Daily Investment Market News from London
Thursday 09th of February 2012
July 11, 2005

China allows greater foreign investment


by Brian Turner

In China on Monday officials announced that the amount of foreign money allowed to be invested in the stock market will be increased to a total of $10 billion. No time frame for the introduction of the new limit was announced.

Currently, $4 billion dollars of foreign investment is allowed by the terms of the Qualified Foreign Institutional Investors program. News of the change was expected, but the announcement nonetheless sent Shanghai’s composite index 0.6 percent lower on Monday, to an 8-year low.

The index has lost 20 percent so far this year, after having lost 15 percent last year. The new allowable foreign investment levels are an attempt to turn this losing trend around.
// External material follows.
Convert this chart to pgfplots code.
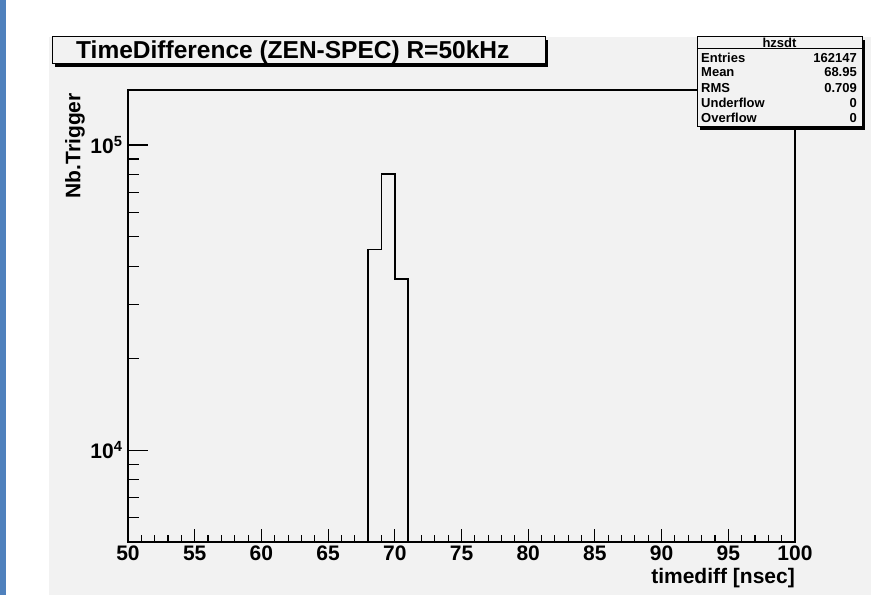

In the first quarter of 2005, only one percent of all the money raised by companies by China came from the sale of stocks and bonds.

One analyst, however, said that while the increase of allowable investment by foreigners is a good thing for the market, it does not necessarily mean that foreign investors will be interested in putting more money into the Chinese markets.

In addition to the announcement of higher allowable foreign investment levels, the China Securities Regulatory Commission announced that it would suspend issuance of IPOs for the present time to lessen concerns about of flood of new issues on the market.